The role of the Chair

Perhaps the most interesting facet of Mitchell, is Justice Beach’s comments on the role of the Chair. Determining whether Mr Healy’s conduct fell short of the requirements of s 180(1) required consideration of Mr Healy’s office and particular responsibilities within Tennis Australia. Noting Mr Healy’s chairmanship of Tennis Australia, this raises the question, what is the role of the Chair?

No detailed position statement describing the role of the President and Chairman of Tennis Australia was put before the Court. There is relatively little case law examining the role of the Chair and the Corporations Act and ASX’s Corporate Governance Principles and Recommendations (4th ed) provide only limited guidance. Against this backdrop, the judgment of Justice Beach is instructive for the general propositions it includes:

  • while the Chair is not a ‘directorial overlord’ and does not have authority to manage the corporation, he or she does have the power and authority to manage Board meetings and so may have greater responsibility for the performance of the Board as a whole;

  • the Chair has responsibility for setting the agenda for Board meetings and must ensure that the Board has before it sufficient information to consider, discuss and decide on the agenda items. The Chair is responsible for ensuring the Board has sufficient time to attend to necessary matters;

  • the Chair is responsible for ensuring “workable and harmonious relations” between executive and non-executive directors and between the Board and executive management. The Chair must also manage unhelpfully disruptive directors;

  • the chair may have greater responsibility for ensuring that the Board sets and implements an appropriate corporate culture and corporate governance structure within the organisation;

  • the Chair must ensure appropriate communication with and the taking into consideration of the interests and concerns of members of the organisation; and

  • the Chair may have a public relations role in respect of the Board and outside parties.

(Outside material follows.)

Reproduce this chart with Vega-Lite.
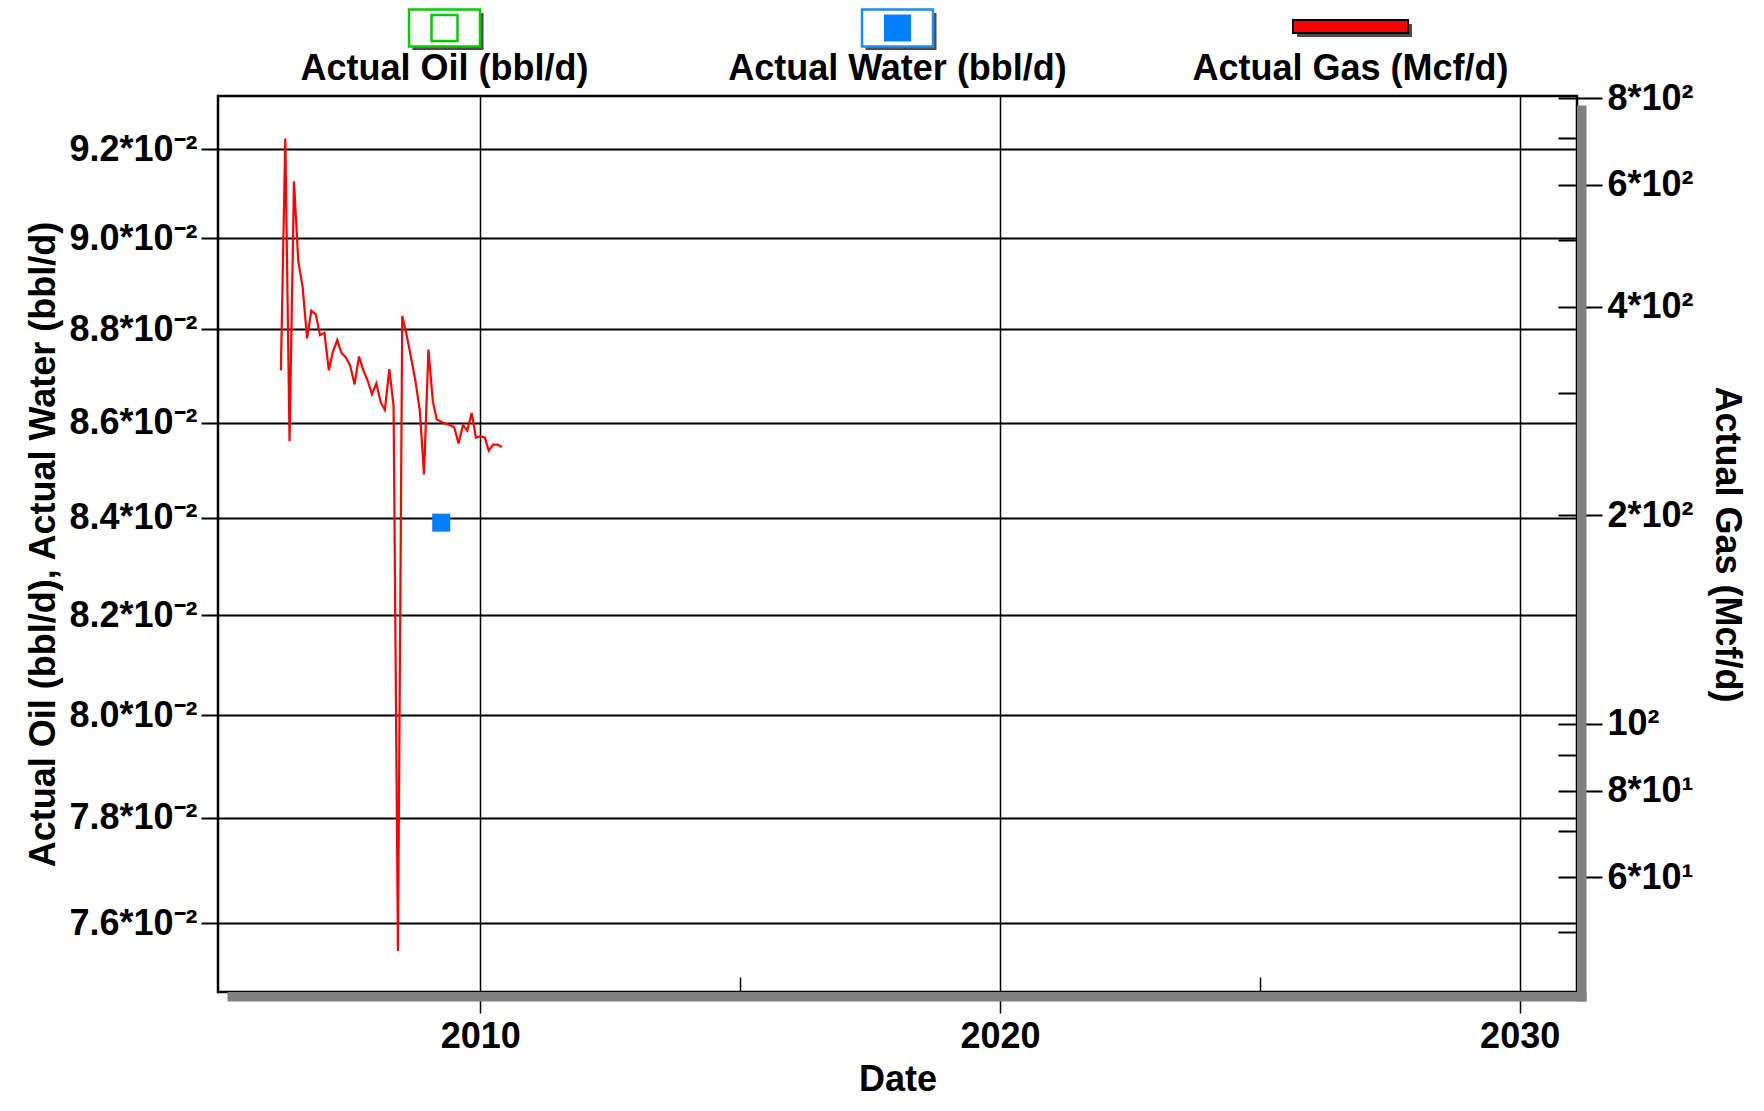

When assessing the Chair’s role, it is necessary to consider what the Chair undertook to do. In this respect, the Chair’s represented personal qualities (such as particular accounting, financial or legal expertise) may be relevant and can serve to ratchet up expectations beyond the base level expected of a reasonable director.

The importance of properly defining the role of your Chair

Justice Beach’s decision is unlikely to have pleased ASIC. Nevertheless, it provides useful guidance to corporate Australia as to the proper role of the Chair of the Board. In our view, the decision serves as a reminder of the importance of properly defining the role of the Chair, particularly given Justice Beach’s willingness to consider internal expectations of Mr Healy’s performance as the Chair, the things he undertook to do and his personal qualities.

Boards should look closely at their Board Charter and Constitution and determine whether, collectively, they define the role of the Chair in a sufficiently detailed manner. If it was ever in doubt in modern corporate Australia, Mitchell clearly establishes that the role of the Chair is not merely ceremonial. All directors should carefully consider whether the Board skill matrix properly records their special skills and experience, with Chairs, in particular, noting that they may one day be held to a higher standard as a result of these professed talents.